§ **Objective**: Do not copy the pictures. Write out the lines from the start of the entries through the line containing "plt.rcParams['mathtext.it'] = 'Liberation".

§ **Dataset**:
[Start]
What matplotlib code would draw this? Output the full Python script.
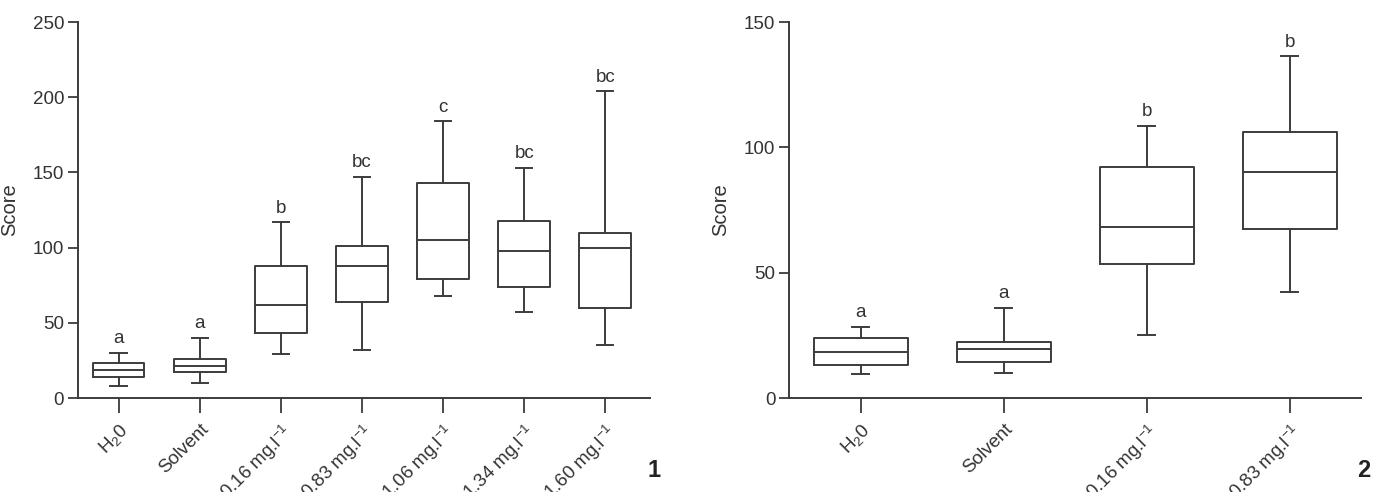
import numpy as np
import matplotlib
matplotlib.use("Agg")
import matplotlib.pyplot as plt

plt.rcParams['font.family'] = ['Liberation Sans', 'DejaVu Sans']
plt.rcParams['mathtext.fontset'] = 'custom'
plt.rcParams['mathtext.rm'] = 'Liberation Sans'
plt.rcParams['mathtext.it'] = 'Liberation Sans'

# ---- panel 1 data ----
labels1 = ['H$_2$0', 'Solvent', '0.16 mg.l$^{-1}$', '0.83 mg.l$^{-1}$',
           '1.06 mg.l$^{-1}$', '1.34 mg.l$^{-1}$', '1.60 mg.l$^{-1}$']
whislo1 = [8, 10, 29, 32, 68, 57, 35]
q1_1 = [14, 17, 43, 64, 79, 74, 60]
med1 = [18.6, 21, 62, 87.5, 105, 98, 100]
q3_1 = [23, 26, 87.5, 101, 143, 118, 110]
whishi1 = [30, 40, 117, 147, 184, 153, 204]
letters1 = ['a', 'a', 'b', 'bc', 'c', 'bc', 'bc']

# ---- panel 2 data ----
labels2 = ['H$_2$0', 'Solvent', '0.16 mg.l$^{-1}$', '0.83 mg.l$^{-1}$']
whislo2 = [9.7, 10, 25, 42.3]
q1_2 = [13, 14.5, 53.4, 67.4]
med2 = [18.5, 19.5, 68.3, 90.3]
q3_2 = [24, 22.5, 92, 106]
whishi2 = [28.5, 36, 108.6, 136.4]
letters2 = ['a', 'a', 'b', 'b']

line_col = '#3c3c3c'
text_col = '#333333'
fs = 13.5


def make_stats(labels, lo, q1, med, q3, hi):
    stats = []
    for i in range(len(labels)):
        stats.append(dict(label=labels[i], whislo=lo[i], q1=q1[i], med=med[i],
                          q3=q3[i], whishi=hi[i], fliers=[]))
    return stats


def draw_panel(ax, labels, lo, q1, med, q3, hi, letters, ymax, yticks,
               width, capw, xright):
    stats = make_stats(labels, lo, q1, med, q3, hi)
    pos = np.arange(len(labels))
    lw = 1.4
    ax.bxp(stats, positions=pos, widths=width, showfliers=False,
           boxprops=dict(color=line_col, linewidth=lw),
           medianprops=dict(color=line_col, linewidth=lw),
           whiskerprops=dict(color=line_col, linewidth=lw),
           capprops=dict(color=line_col, linewidth=lw),
           capwidths=capw)
    for i in range(len(labels)):
        ax.annotate(letters[i], (pos[i], hi[i]), xytext=(0, 4),
                    textcoords='offset points', ha='center', va='bottom',
                    fontsize=fs, color=text_col)
    ax.set_xlim(-0.5, xright)
    ax.set_ylim(0, ymax)
    ax.set_yticks(yticks)
    ax.set_xticks(pos)
    ax.set_xticklabels(labels, rotation=45, ha='right', va='top',
                       rotation_mode='anchor', fontsize=fs, color=text_col)
    ax.tick_params(axis='y', labelsize=fs, labelcolor=text_col, color=line_col,
                   length=7, width=1.3, direction='out', pad=3)
    ax.tick_params(axis='x', color=line_col, length=11, width=1.3,
                   direction='out', pad=5)
    ax.set_ylabel('Score', fontsize=fs + 1, color=text_col, labelpad=10)
    for s in ['top', 'right']:
        ax.spines[s].set_visible(False)
    for s in ['left', 'bottom']:
        ax.spines[s].set_color(line_col)
        ax.spines[s].set_linewidth(1.4)


fig = plt.figure(figsize=(13.75, 4.92), dpi=100)
ax1 = fig.add_axes([0.0567, 0.191, 0.416, 0.764])
ax2 = fig.add_axes([0.574, 0.191, 0.416, 0.764])

draw_panel(ax1, labels1, whislo1, q1_1, med1, q3_1, whishi1, letters1,
           250, [0, 50, 100, 150, 200, 250], 0.64, 0.2, 6.55)
draw_panel(ax2, labels2, whislo2, q1_2, med2, q3_2, whishi2, letters2,
           150, [0, 50, 100, 150], 0.66, 0.12, 3.5)

fig.text(0.476, 0.03, '1', fontsize=17, fontweight='bold', color='#222222',
         ha='center')
fig.text(0.992, 0.03, '2', fontsize=17, fontweight='bold', color='#222222',
         ha='center')

fig.savefig('out.png', dpi=100)
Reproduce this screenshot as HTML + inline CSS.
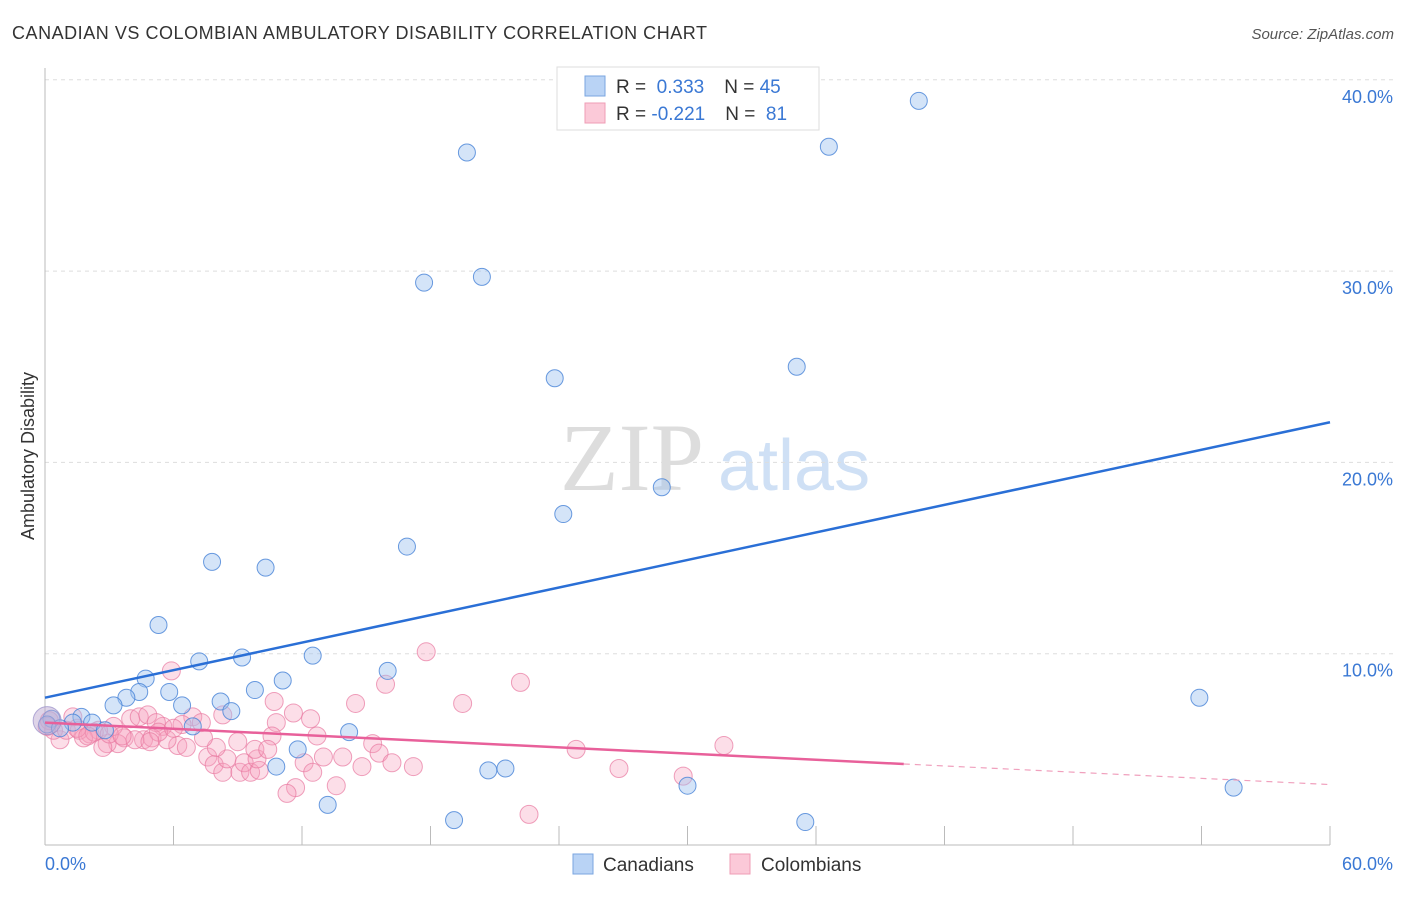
<!DOCTYPE html>
<html><head><meta charset="utf-8"><style>
body{margin:0;background:#fff;font-family:"Liberation Sans",sans-serif}
</style></head><body>
<svg width="1406" height="892" xmlns="http://www.w3.org/2000/svg" font-family="Liberation Sans, sans-serif">
<text x="12" y="39" font-size="18" fill="#333" textLength="695" lengthAdjust="spacing">CANADIAN VS COLOMBIAN AMBULATORY DISABILITY CORRELATION CHART</text>
<text x="1394" y="39" font-size="15" fill="#555" font-style="italic" text-anchor="end">Source: ZipAtlas.com</text>
<text x="560" y="490" font-size="96" fill="#ddd" font-family="Liberation Serif, serif">ZIP</text>
<text x="718" y="490" font-size="72" fill="#cfe0f5">atlas</text>
<g id="grid"></g>
<line x1="45" y1="68" x2="45" y2="845" stroke="#bbb"/>
<line x1="45" y1="845" x2="1330" y2="845" stroke="#bbb"/>
<text x="34" y="456" font-size="18" fill="#333" text-anchor="middle" transform="rotate(-90 34 456)">Ambulatory Disability</text>
<text x="45" y="870" font-size="18" fill="#3a78d4">0.0%</text>
<text x="1393" y="870" font-size="18" fill="#3a78d4" text-anchor="end">60.0%</text>
<g id="pts"></g>
<g id="lines"></g>
<g>
<rect x="557" y="67" width="262" height="63" fill="#fff" stroke="#ddd"/>
<rect x="585" y="76" width="20" height="20" fill="#b9d3f5" stroke="#7aa6e0"/>
<rect x="585" y="103" width="20" height="20" fill="#fbc9d8" stroke="#ef9db6"/>
<text x="616" y="93" font-size="19" fill="#333">R = <tspan fill="#3a78d4">&#160;0.333</tspan><tspan dx="20">N = </tspan><tspan fill="#3a78d4">45</tspan></text>
<text x="616" y="120" font-size="19" fill="#333">R = <tspan fill="#3a78d4">-0.221</tspan><tspan dx="20">N = </tspan><tspan fill="#3a78d4">&#160;81</tspan></text>
</g>
<g>
<rect x="573" y="854" width="20" height="20" fill="#b9d3f5" stroke="#7aa6e0"/>
<text x="603" y="871" font-size="19" fill="#333">Canadians</text>
<rect x="730" y="854" width="20" height="20" fill="#fbc9d8" stroke="#ef9db6"/>
<text x="761" y="871" font-size="19" fill="#333">Colombians</text>
</g>
</svg>
<script>
const yTicks=[10,20,30,40];
const yTickLabels=["10.0%","20.0%","30.0%","40.0%"];
const xTicks=[0,6,12,18,24,30,36,42,48,54,60];
const canX=[19.7,40.8,36.6,17.7,20.4,23.8,35.1,28.8,24.2,16.9,7.8,10.3,5.3,7.2,9.2,12.5,16.0,4.7,11.1,4.4,5.8,9.8,3.8,3.2,6.4,8.2,8.7,53.9,1.7,2.2,1.3,0.3,0.1,0.7,2.8,6.9,14.2,11.8,10.8,20.7,21.5,30.0,55.5,13.2,19.1,35.5];
const canY=[36.2,38.9,36.5,29.4,29.7,24.4,25.0,18.7,17.3,15.6,14.8,14.5,11.5,9.6,9.8,9.9,9.1,8.7,8.6,8.0,8.0,8.1,7.7,7.3,7.3,7.5,7.0,7.7,6.7,6.4,6.4,6.6,6.3,6.1,6.0,6.2,5.9,5.0,4.1,3.9,4.0,3.1,3.0,2.1,1.3,1.2];
const colX=[17.8,5.9,15.9,14.5,10.7,8.3,11.6,12.4,10.8,12.7,10.6,15.3,15.6,16.2,17.2,14.8,13.9,13.0,12.1,12.5,13.6,11.7,11.3,7.6,7.9,8.3,8.5,9.1,9.3,9.6,10.0,9.9,9.8,10.4,8.0,9.0,4.0,4.4,4.8,6.9,7.3,7.4,6.4,6.2,6.6,5.5,5.2,4.6,5.0,5.7,3.7,3.4,2.9,2.7,3.2,2.5,2.1,1.3,0.7,0.4,1.0,1.6,1.8,19.5,22.2,24.8,26.8,29.8,31.7,22.6,2.3,3.0,4.2,5.3,6.0,0.2,1.5,2.0,3.6,4.9,0.1];
const colY=[10.1,9.1,8.4,7.4,7.5,6.8,6.9,6.6,6.4,5.7,5.7,5.3,4.8,4.3,4.1,4.1,4.6,4.6,4.3,3.8,3.1,3.0,2.7,4.6,4.2,3.8,4.5,3.8,4.3,3.8,3.9,4.5,5.0,5.0,5.1,5.4,6.6,6.7,6.8,6.7,6.4,5.6,6.3,5.2,5.1,6.2,6.4,5.5,5.6,5.5,5.6,5.3,5.3,5.1,6.2,6.0,5.8,6.7,5.5,6.0,6.0,6.0,5.6,7.4,8.5,5.0,4.0,3.6,5.2,1.6,5.9,5.8,5.5,5.9,6.1,6.5,6.1,5.7,5.7,5.4,6.2];
const canTrend=[7.7,0.24];
const colTrend=[6.4,-0.054];
const colSolidEnd=40.1;
const X=v=>45+v/60*1285, Y=v=>845-v*19.13;
const NS="http://www.w3.org/2000/svg";
function mk(tag,attrs,parent){const e=document.createElementNS(NS,tag);for(const k in attrs)e.setAttribute(k,attrs[k]);parent.appendChild(e);return e;}
const grid=document.getElementById('grid');
yTicks.forEach((t,i)=>{
 const l=mk('line',{x1:45,x2:1394,y1:Y(t),y2:Y(t),stroke:'#ddd','stroke-dasharray':'4 4'},grid);
 
 
 const tx=mk('text',{x:1393,y:Y(t)+23,'font-size':18,fill:'#3a78d4','text-anchor':'end'},grid);
 tx.textContent=yTickLabels[i];
 
 
});
xTicks.forEach(t=>{
 const l=mk('line',{x1:X(t),x2:X(t),y1:826,y2:845,stroke:'#bbb'},grid);
 
 
});
const pts=document.getElementById('pts');
colX.forEach((x,i)=>{
 const c=mk('circle',{cx:X(x),cy:Y(colY[i]),r:9,fill:'rgba(246,160,190,0.35)',stroke:'rgba(232,120,160,0.7)','stroke-width':1},pts);
 
 
});
canX.forEach((x,i)=>{
 const c=mk('circle',{cx:X(x),cy:Y(canY[i]),r:8.5,fill:'rgba(160,196,240,0.45)',stroke:'rgba(70,130,215,0.8)','stroke-width':1},pts);
 
 
});
const big=mk('circle',{cx:X(0.1),cy:Y(6.5),r:14,fill:'rgba(190,170,210,0.5)',stroke:'rgba(150,140,200,0.7)'},pts);


const lines=document.getElementById('lines');
const bl=mk('line',{x1:X(0),y1:Y(canTrend[0]),x2:X(60),y2:Y(canTrend[0]+canTrend[1]*60),stroke:'#2a6fd6','stroke-width':2.5},lines);


const pl=mk('line',{x1:X(0),y1:Y(colTrend[0]),x2:X(colSolidEnd),y2:Y(colTrend[0]+colTrend[1]*colSolidEnd),stroke:'#e8609a','stroke-width':2.5},lines);


const pd=mk('line',{x1:X(colSolidEnd),y1:Y(colTrend[0]+colTrend[1]*colSolidEnd),x2:X(60),y2:Y(colTrend[0]+colTrend[1]*60),stroke:'#f0a0bd','stroke-width':1.2,'stroke-dasharray':'6 5'},lines);


</script>
</body></html>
[End]
§ **Result of this task**:
What matplotlib code would draw this? Output the full Python script.
import numpy as np
import matplotlib
matplotlib.use("Agg")
import matplotlib.pyplot as plt

plt.rcParams['font.family'] = ['Liberation Sans', 'DejaVu Sans']
plt.rcParams['mathtext.fontset'] = 'custom'
plt.rcParams['mathtext.rm'] = 'Liberation Sans'
plt.rcParams['mathtext.it'] = 'Liberation Sans'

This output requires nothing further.